The Break From Alchemy

The separation of chemistry from alchemy happened gradually, but a key moment came in 1661 when the Irish natural philosopher Robert Boyle published “The Sceptical Chymist.” Boyle attacked the reigning ideas about matter, including the ancient Greek notion that everything was made of earth, water, air, and fire, and the alchemical belief in mercury, sulfur, and salt as fundamental principles. Instead, he proposed a “corpuscularian hypothesis,” arguing that all matter was composed of tiny particles differing only in shape and motion. This wasn’t modern atomic theory, but it was a giant step toward it. More importantly, Boyle insisted that chemical claims had to be tested through experiment rather than accepted on the authority of ancient texts.

Lavoisier and the Birth of Modern Chemistry

If any single moment marks the beginning of chemistry as we know it, it’s the work of Antoine Lavoisier in the late 1700s.
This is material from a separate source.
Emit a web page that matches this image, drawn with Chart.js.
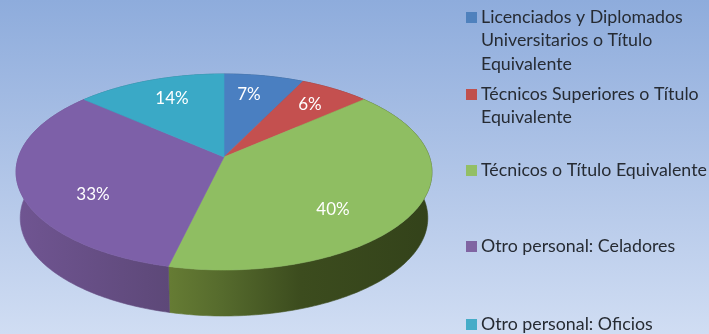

In 1789, Lavoisier published his “Traité Élémentaire de Chimie” (Elementary Treatise on Chemistry), which laid the foundation of the modern science. He introduced a clear definition of chemical elements and compounds, explained burning and rusting as chemical reactions involving oxygen, and established the principle that matter is never created or destroyed in a chemical reaction, only rearranged. This concept, the conservation of mass, became the bedrock of the discipline.
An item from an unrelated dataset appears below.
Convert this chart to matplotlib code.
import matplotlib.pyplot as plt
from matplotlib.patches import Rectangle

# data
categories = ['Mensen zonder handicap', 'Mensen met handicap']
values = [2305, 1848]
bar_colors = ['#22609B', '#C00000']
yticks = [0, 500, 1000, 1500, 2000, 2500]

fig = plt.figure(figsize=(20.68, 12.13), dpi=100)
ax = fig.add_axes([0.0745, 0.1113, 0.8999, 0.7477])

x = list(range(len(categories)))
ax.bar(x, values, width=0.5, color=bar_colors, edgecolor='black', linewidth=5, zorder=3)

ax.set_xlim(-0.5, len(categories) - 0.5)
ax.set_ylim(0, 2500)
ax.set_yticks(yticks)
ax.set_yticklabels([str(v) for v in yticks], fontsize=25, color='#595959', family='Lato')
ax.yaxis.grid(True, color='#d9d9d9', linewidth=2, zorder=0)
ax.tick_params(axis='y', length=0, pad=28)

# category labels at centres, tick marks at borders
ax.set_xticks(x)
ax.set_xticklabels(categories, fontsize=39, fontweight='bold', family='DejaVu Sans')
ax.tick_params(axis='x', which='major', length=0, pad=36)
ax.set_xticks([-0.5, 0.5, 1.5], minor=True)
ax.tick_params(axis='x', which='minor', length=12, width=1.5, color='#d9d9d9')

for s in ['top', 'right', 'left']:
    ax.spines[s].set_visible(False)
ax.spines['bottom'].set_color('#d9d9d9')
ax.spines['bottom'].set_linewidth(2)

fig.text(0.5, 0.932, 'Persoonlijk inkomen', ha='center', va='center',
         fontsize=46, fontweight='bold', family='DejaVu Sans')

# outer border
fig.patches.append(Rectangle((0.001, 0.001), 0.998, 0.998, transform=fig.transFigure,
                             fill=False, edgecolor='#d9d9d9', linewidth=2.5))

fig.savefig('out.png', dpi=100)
What made Lavoisier’s approach revolutionary was his insistence on using a balance to weigh materials before and after every chemical change. This simple practice turned chemistry from a qualitative art (“this substance changed color”) into a quantitative science (“this reaction consumed exactly 3 grams of oxygen”). He also proposed a rational system for naming chemical substances, replacing the colorful but confusing alchemical names with systematic terminology.
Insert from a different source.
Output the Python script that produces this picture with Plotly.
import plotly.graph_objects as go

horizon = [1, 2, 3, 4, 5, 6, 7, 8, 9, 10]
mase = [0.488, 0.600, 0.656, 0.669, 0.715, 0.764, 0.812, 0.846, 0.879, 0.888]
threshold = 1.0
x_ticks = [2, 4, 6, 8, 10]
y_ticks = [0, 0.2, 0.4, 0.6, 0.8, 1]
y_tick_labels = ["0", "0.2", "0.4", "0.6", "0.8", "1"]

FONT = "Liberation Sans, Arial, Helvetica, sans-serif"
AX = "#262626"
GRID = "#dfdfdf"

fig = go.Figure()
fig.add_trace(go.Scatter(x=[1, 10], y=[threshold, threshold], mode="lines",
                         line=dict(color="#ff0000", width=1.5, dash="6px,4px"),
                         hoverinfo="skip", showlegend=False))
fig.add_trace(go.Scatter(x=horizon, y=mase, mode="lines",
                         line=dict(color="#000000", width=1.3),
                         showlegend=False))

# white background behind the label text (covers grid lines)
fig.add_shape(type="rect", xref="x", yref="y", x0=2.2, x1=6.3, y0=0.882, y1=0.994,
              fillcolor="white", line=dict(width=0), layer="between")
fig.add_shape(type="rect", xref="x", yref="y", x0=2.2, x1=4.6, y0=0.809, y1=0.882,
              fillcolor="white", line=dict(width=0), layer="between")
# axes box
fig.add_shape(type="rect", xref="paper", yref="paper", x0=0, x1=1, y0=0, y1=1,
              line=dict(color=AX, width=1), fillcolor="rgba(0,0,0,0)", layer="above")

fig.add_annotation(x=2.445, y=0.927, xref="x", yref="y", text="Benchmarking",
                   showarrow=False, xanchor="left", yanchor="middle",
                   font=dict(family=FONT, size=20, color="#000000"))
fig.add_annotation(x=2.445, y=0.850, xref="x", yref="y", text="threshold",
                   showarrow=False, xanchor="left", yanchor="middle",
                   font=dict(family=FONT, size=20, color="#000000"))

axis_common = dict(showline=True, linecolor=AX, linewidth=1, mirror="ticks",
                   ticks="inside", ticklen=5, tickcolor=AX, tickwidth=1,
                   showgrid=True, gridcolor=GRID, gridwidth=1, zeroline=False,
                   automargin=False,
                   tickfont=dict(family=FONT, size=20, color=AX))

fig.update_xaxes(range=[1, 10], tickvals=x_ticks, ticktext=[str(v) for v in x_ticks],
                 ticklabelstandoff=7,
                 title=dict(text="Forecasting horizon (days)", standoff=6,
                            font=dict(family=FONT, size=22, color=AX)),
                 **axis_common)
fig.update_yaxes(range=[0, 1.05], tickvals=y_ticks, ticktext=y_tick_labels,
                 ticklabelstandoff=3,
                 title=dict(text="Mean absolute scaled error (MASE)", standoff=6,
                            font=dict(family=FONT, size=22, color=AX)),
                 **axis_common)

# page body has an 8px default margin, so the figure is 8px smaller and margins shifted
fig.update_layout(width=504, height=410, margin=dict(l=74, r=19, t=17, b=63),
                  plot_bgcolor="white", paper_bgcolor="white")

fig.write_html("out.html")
Atoms, Elements, and the Periodic Table

With Lavoisier’s framework in place, chemistry advanced rapidly. In 1803, John Dalton proposed a modern atomic theory built on a set of straightforward ideas: matter is made of indivisible atoms, all atoms of a given element are identical, atoms of different elements differ in weight and properties, and atoms combine in simple whole-number ratios to form compounds. Dalton’s theory gave chemists a mental model for understanding why reactions behaved the way they did and why substances always combined in fixed proportions.

The next great organizing breakthrough came in 1869, when Dmitri Mendeleev published “An Attempt at a System of Elements Based on Their Atomic Weight and Chemical Affinity.” His periodic table arranged the known elements by weight and grouped them by shared chemical behavior. Crucially, Mendeleev left gaps where he predicted undiscovered elements should exist, and when those elements were later found with the properties he had predicted, the periodic table became one of the most powerful tools in all of science.

Chemistry Becomes an Industry

Chemistry didn’t stay in the laboratory. In the late 1700s, growing demand for soap, bleached fabric, paper, and glass created an urgent need for sodium carbonate (soda ash). In 1783, the French Royal Academy of Sciences offered a large prize for the cheapest method of producing it from common salt. Nicolas Leblanc developed a practical process, reacting salt with sulfuric acid and then combining the result with limestone and charcoal to yield soda ash. He opened the world’s first soda-ash factory in 1791.

The Leblanc process was a landmark in industrial chemistry, but it also introduced problems that sound strikingly modern. The reaction released hydrochloric acid as a byproduct. Factory owners tried building tall chimneys to disperse the acidic vapor, which destroyed nearby vegetation, or dumping it into waterways, which killed fish. These were among the earliest industrial pollution crises, and they eventually drove the development of environmental regulations. After 1807 the process expanded rapidly, becoming one of the engines of the Industrial Revolution and proving that chemistry could reshape economies, not just explain nature.